== WRITTEN EXERCISE ==
Pick out the lines below with "this" and list them.

--------------------------------------------------

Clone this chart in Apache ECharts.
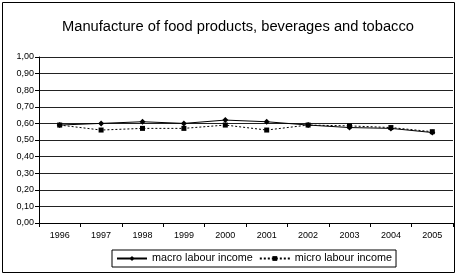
<!DOCTYPE html>
<html><head><meta charset="utf-8">
<script src="https://cdn.jsdelivr.net/npm/echarts@6/dist/echarts.min.js"></script>
<style>html,body{margin:0;padding:0;background:#fff}#c{width:457px;height:275px}</style>
</head><body><div id="c"></div>
<script>
const titleText = "Manufacture of food products, beverages and tobacco";
const years = ["1996","1997","1998","1999","2000","2001","2002","2003","2004","2005"];
const macroIncome = [0.59,0.60,0.61,0.60,0.62,0.61,0.59,0.575,0.57,0.545];
const microIncome = [0.59,0.56,0.57,0.57,0.59,0.56,0.59,0.585,0.575,0.55];
const seriesNames = ["macro labour income","micro labour income"];

const chart = echarts.init(document.getElementById('c'), null, {renderer:'canvas'});
const F = 'Arial, "Liberation Sans", sans-serif';
chart.setOption({
  animation:false,
  backgroundColor:'#fff',
  title:{text:titleText,left:57,top:14,textStyle:{fontFamily:F,fontSize:14.7,fontWeight:'normal',color:'#000'}},
  graphic:[{type:'rect',shape:{x:2.5,y:2.5,width:452,height:270},style:{fill:'none',stroke:'#000',lineWidth:1},silent:true}],
  grid:{left:39,right:4,top:57,bottom:52},
  legend:{bottom:8,left:112,itemWidth:30,itemHeight:6,itemGap:6,borderColor:'#000',borderWidth:1,padding:[3,4],
    textStyle:{fontFamily:F,fontSize:10.8,color:'#000'},
    data:seriesNames},
  xAxis:{type:'category',data:years,boundaryGap:true,
    axisLine:{lineStyle:{color:'#000',width:1}},
    axisTick:{show:true,alignWithLabel:false,length:4,lineStyle:{color:'#000'}},
    axisLabel:{fontFamily:F,fontSize:9,color:'#000',margin:8}},
  yAxis:{type:'value',min:0,max:1,interval:0.1,
    axisLine:{show:true,lineStyle:{color:'#000'}},
    axisTick:{show:true,length:4,lineStyle:{color:'#000'}},
    splitLine:{lineStyle:{color:'#222',width:1}},
    axisLabel:{fontFamily:F,fontSize:9,color:'#000',margin:5,formatter:v=>v.toFixed(2).replace('.',',')}},
  series:[
    {name:seriesNames[0],type:'line',data:macroIncome,symbol:'diamond',symbolSize:6,
     lineStyle:{color:'#000',width:1},itemStyle:{color:'#000'}},
    {name:seriesNames[1],type:'line',data:microIncome,symbol:'rect',symbolSize:5,
     lineStyle:{color:'#000',width:1,type:[2,2]},itemStyle:{color:'#000'}}
  ]
});
</script></body></html>
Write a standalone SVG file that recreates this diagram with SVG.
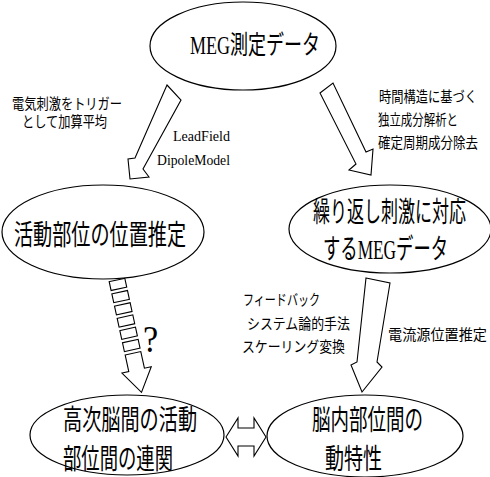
<svg xmlns="http://www.w3.org/2000/svg" width="490" height="477" viewBox="0 0 490 477">
<style>
.n{fill:#fff;stroke:#000;stroke-width:1.2}
.a{fill:#fff;stroke:#000;stroke-width:1.1;stroke-linejoin:miter}
text{font-family:"Liberation Serif","Noto Sans CJK JP",serif;fill:#000}
.big{font-size:28px}
.sm{font-size:15px}
</style>
<rect width="490" height="477" fill="#fff"/>
<g id="connectors">
<polygon class="a" points="167,85 181,100 143,169 149,177 130,179 128,159 135,158"/>
<polygon class="a" points="320,93 333,83 366,152 373,149 371,175 349,170 356,164"/>
<g transform="translate(117,280) rotate(-12.3)">
<rect class="a" x="-8" y="0" width="16" height="9"/>
<rect class="a" x="-8" y="12.5" width="16" height="9"/>
<rect class="a" x="-8" y="25" width="16" height="9"/>
<rect class="a" x="-8" y="37.5" width="16" height="9"/>
<rect class="a" x="-8" y="50" width="16" height="9"/>
<rect class="a" x="-8" y="62.5" width="16" height="9"/>
<polygon class="a" points="-8,75 8,75 8,92 15,92 0,115 -15,92 -8,92"/>
</g>
<polygon class="a" points="366,278 390,283 377,362 382,367 362,392 351,365 357,362"/>
<polygon class="a" points="226,437 238,418 238,428 254,428 254,418 266,437 254,456 254,446 238,446 238,456"/>
</g>
<g id="n1"><ellipse class="n" cx="243" cy="46" rx="93" ry="44"/>
<text transform="translate(190,54) scale(0.692,1)" font-size="26" textLength="188" lengthAdjust="spacingAndGlyphs">MEG測定データ</text></g>
<g id="n2"><ellipse class="n" cx="103" cy="232" rx="101" ry="47"/>
<text class="big" transform="translate(14,245) scale(0.683,1)" textLength="252" lengthAdjust="spacingAndGlyphs">活動部位の位置推定</text></g>
<g id="n3"><ellipse class="n" cx="390" cy="229" rx="101" ry="44"/>
<text class="big" transform="translate(313,222) scale(0.607,1)" textLength="252" lengthAdjust="spacingAndGlyphs">繰り返し刺激に対応</text>
<text class="big" transform="translate(323,259) scale(0.619,1)" textLength="202" lengthAdjust="spacingAndGlyphs">するMEGデータ</text></g>
<g id="n4"><ellipse class="n" cx="127" cy="435" rx="97" ry="40"/>
<text class="big" transform="translate(63,430) scale(0.684,1)" textLength="196" lengthAdjust="spacingAndGlyphs">高次脳間の活動</text>
<text class="big" transform="translate(63,469) scale(0.655,1)" textLength="168" lengthAdjust="spacingAndGlyphs">部位間の連関</text></g>
<g id="n5"><ellipse class="n" cx="365" cy="436" rx="98" ry="41"/>
<text class="big" transform="translate(312,430) scale(0.661,1)" textLength="168" lengthAdjust="spacingAndGlyphs">脳内部位間の</text>
<text class="big" transform="translate(325,469) scale(0.679,1)" textLength="84" lengthAdjust="spacingAndGlyphs">動特性</text></g>
<g id="labels">
<text class="sm" transform="translate(12,109) scale(0.815,1)" textLength="135" lengthAdjust="spacingAndGlyphs">電気刺激をトリガー</text>
<text class="sm" transform="translate(22,127) scale(0.81,1)" textLength="105" lengthAdjust="spacingAndGlyphs">として加算平均</text>
<text class="sm" transform="translate(173,141) scale(0.94,1)" textLength="60.6" lengthAdjust="spacingAndGlyphs">LeadField</text>
<text class="sm" transform="translate(157,165) scale(0.91,1)" textLength="80.2" lengthAdjust="spacingAndGlyphs">DipoleModel</text>
<text class="sm" transform="translate(379,102) scale(0.817,1)" textLength="120" lengthAdjust="spacingAndGlyphs">時間構造に基づく</text>
<text class="sm" transform="translate(378,125) scale(0.762,1)" textLength="105" lengthAdjust="spacingAndGlyphs">独立成分解析と</text>
<text class="sm" transform="translate(378,148) scale(0.833,1)" textLength="120" lengthAdjust="spacingAndGlyphs">確定周期成分除去</text>
<text class="sm" transform="translate(243,305) scale(0.733,1)" textLength="105" lengthAdjust="spacingAndGlyphs">フィードバック</text>
<text class="sm" transform="translate(247,329) scale(0.858,1)" textLength="120" lengthAdjust="spacingAndGlyphs">システム論的手法</text>
<text class="sm" transform="translate(242,352) scale(0.858,1)" textLength="120" lengthAdjust="spacingAndGlyphs">スケーリング変換</text>
<text class="sm" transform="translate(388,340) scale(0.943,1)" textLength="105" lengthAdjust="spacingAndGlyphs">電流源位置推定</text>
<text transform="translate(143,352) scale(0.9,1)" font-size="38">?</text>
</g>
</svg>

--------------------------------------------------

== COMPLETE OUTPUT ==
Clone this chart in Apache ECharts.
Write a standalone SVG file that recreates this diagram with SVG.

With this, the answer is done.